Maybe you’re already a walker, but wish there were even more tangible health benefits. Evans explains how you can reap additional benefits by extending the time and distance of your daily walks. But since time is most people’s greatest obstacle, I suggest picking up the intensity by choosing more hilly routes. My running teammates probably get tired of me saying, “The hills are our friends.” When I don’t feel like exerting myself much, which is a lot of the time, I sometimes commit to a hilly route because hills force me to increase the intensity. As an added benefit, when I’m running up hill, my conservative Republican Nutter friends don’t have enough oxygen to complain about the current political scene. If you’re a Florida or Texas flatlander, move.

We expect complexity today, but this isn’t. If you want to enjoy an improved quality (and quantity) of life, take a ten minute walk sometime today. And then repeat tomorrow. And the next day. Extend it to twenty minutes next week. And repeat. Every day.

* This summer I’m going to be more family focused than last year. We’re looking forward to a fair number of visitors from afar, and at the end of the summer, launching Seventeen at a still-to-be-decided college. I’m #34 on the RAMROD waitlist which means I’ll definitely get in and Danny and I plan on running the Wonderland Trail in mid-August. I may throw in a few short/medium distance triathlons on unscheduled weekends. Or maybe I’ll just take a walk.

Betrothed and I walking

Amazing she’ll still hold hands with me after all these years

Living Healthily By Feel

As I wrote recently, modern life requires some dependence upon expert recommendations, but when it comes to our health, we’re too dependent upon scientists; when it comes to our money, we’re too dependent upon financial planners; and when it comes to our spirituality, we’re too dependent upon religious professionals.

A recent Wall Street Journal story described a study of older recreational athletes. The conclusion, past age 50, running more than 15-20 miles a week at faster than 7:30 per mile is associated with higher mortality rates. That makes sense since fast long distance running is a form of stress. So far, I’ve ran about 1,470 miles this year or almost exactly 30 a week. Most of those miles were in the 7:30 neighborhood (well, not the last 8 in Canada). In addition, I’ve swam about 185 miles and rode 5,272—all personal highs thanks to my Ironperson Canada prep.

According to some scientific experts, I’m killing myself in the predawn perpetual light rain, in the sense that I’m shortening my life. If you listen carefully, you can hear couch potatoes everywhere cheering lustily.
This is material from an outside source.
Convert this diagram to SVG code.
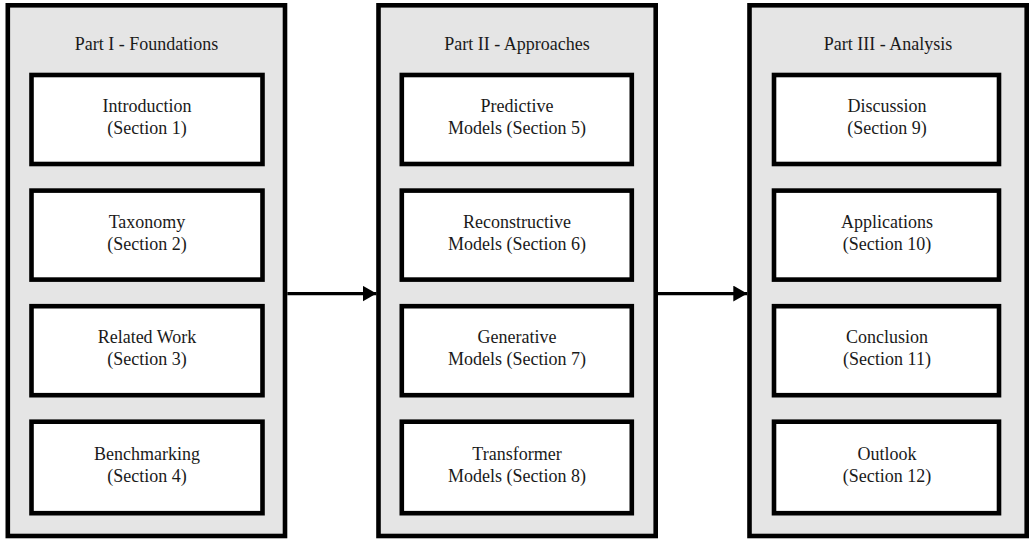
<svg xmlns="http://www.w3.org/2000/svg" width="1029" height="539" viewBox="0 0 1029 539">
<defs>
<style>
.panel{fill:#e5e5e5;stroke:#000;stroke-width:4.6}
.box{fill:#fff;stroke:#000;stroke-width:4.6}
text{font-family:"Liberation Serif","Times New Roman",serif;font-size:18px;fill:#1a1a1a;text-anchor:middle}
.conn{stroke:#000;stroke-width:3.4;fill:none}
</style>
<marker id="ah" markerWidth="14" markerHeight="16" refX="14" refY="8" orient="auto" markerUnits="userSpaceOnUse">
<path d="M0,0 L14,8 L0,16 Z" fill="#000"/>
</marker>
</defs>
<g id="part1">
<rect class="panel" x="7.8" y="5.3" width="277.2" height="530.7"/>
<text x="146.5" y="50">Part I - Foundations</text>
</g>
<g id="part2">
<rect class="panel" x="378.5" y="5.3" width="277.2" height="530.7"/>
<text x="517" y="50">Part II - Approaches</text>
</g>
<g id="part3">
<rect class="panel" x="749.5" y="5.3" width="277.2" height="530.7"/>
<text x="888" y="50">Part III - Analysis</text>
</g>
<g id="s1"><rect class="box" x="31.5" y="75" width="231" height="89"/><text x="147" y="112">Introduction</text><text x="147" y="134">(Section 1)</text></g>
<g id="s2"><rect class="box" x="31.5" y="190.6" width="231" height="89"/><text x="147" y="227.6">Taxonomy</text><text x="147" y="249.6">(Section 2)</text></g>
<g id="s3"><rect class="box" x="31.5" y="306.2" width="231" height="89"/><text x="147" y="343.2">Related Work</text><text x="147" y="365.2">(Section 3)</text></g>
<g id="s4"><rect class="box" x="31.5" y="421.7" width="231" height="91.5"/><text x="147" y="459.7">Benchmarking</text><text x="147" y="481.7">(Section 4)</text></g>
<g id="s5"><rect class="box" x="401.8" y="75" width="230" height="89"/><text x="517" y="112">Predictive</text><text x="517" y="134">Models (Section 5)</text></g>
<g id="s6"><rect class="box" x="401.8" y="190.6" width="230" height="89"/><text x="517" y="227.6">Reconstructive</text><text x="517" y="249.6">Models (Section 6)</text></g>
<g id="s7"><rect class="box" x="401.8" y="306.2" width="230" height="89"/><text x="517" y="343.2">Generative</text><text x="517" y="365.2">Models (Section 7)</text></g>
<g id="s8"><rect class="box" x="401.8" y="421.7" width="230" height="91.5"/><text x="517" y="459.7">Transformer</text><text x="517" y="481.7">Models (Section 8)</text></g>
<g id="s9"><rect class="box" x="774" y="75" width="225" height="89"/><text x="887" y="112">Discussion</text><text x="887" y="134">(Section 9)</text></g>
<g id="s10"><rect class="box" x="774" y="190.6" width="225" height="89"/><text x="887" y="227.6">Applications</text><text x="887" y="249.6">(Section 10)</text></g>
<g id="s11"><rect class="box" x="774" y="306.2" width="225" height="89"/><text x="887" y="343.2">Conclusion</text><text x="887" y="365.2">(Section 11)</text></g>
<g id="s12"><rect class="box" x="774" y="421.7" width="225" height="91.5"/><text x="887" y="459.7">Outlook</text><text x="887" y="481.7">(Section 12)</text></g>
<g id="connectors">
<line class="conn" x1="287.3" y1="293.6" x2="376.5" y2="293.6" marker-end="url(#ah)"/>
<line class="conn" x1="658" y1="293.6" x2="747.3" y2="293.6" marker-end="url(#ah)"/>
</g>
</svg>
So do I dial things back? I accept the studies’ peer-reviewed conclusions, but I’m too skeptical to change my overly active lifestyle as a result of the study. When determining how far and fast to run, swim, and cycle; instead of living purely by science; I choose to live mostly by intuition or feel.

I know myself better than the scientists who conducted the study. Consequently, I’m just arrogant enough to think their study doesn’t apply to me. I’ve slowly built my endurance base over the last twenty years, I eat well, I prioritize sleep, and I’m pretty good about minimizing everyday stress. Regularly going semi-long contributes to the excellent quality of my life. I’m convinced I’m physically, mentally, and even spiritually healthier than I otherwise would be if I cut back based on this study’s recommendations.

I would like to live a long life, but I’m even more interested in maintaining a good quality of life. Late in life I want to remember my past; read The New Yorker; write regularly; and walk without falling down.

I could be wrong. About one of the most important decisions imaginable. The horrors, I may not be special. If some of you are at my funeral in two or twenty years, I give you permission to laugh one last time at me.

Saturday morning, I extended myself for only the second time since Ironperson Canada (the other was the Seattle Half Marathon two weeks ago). I ran 10 miles with my favorite right wing burners, inhaled a large bowl of oatmeal, and then celebrated Hob’s 52nd birthday by swimming 52 100’s. Dear longevity researchers, stick that in your pipe and smoke it.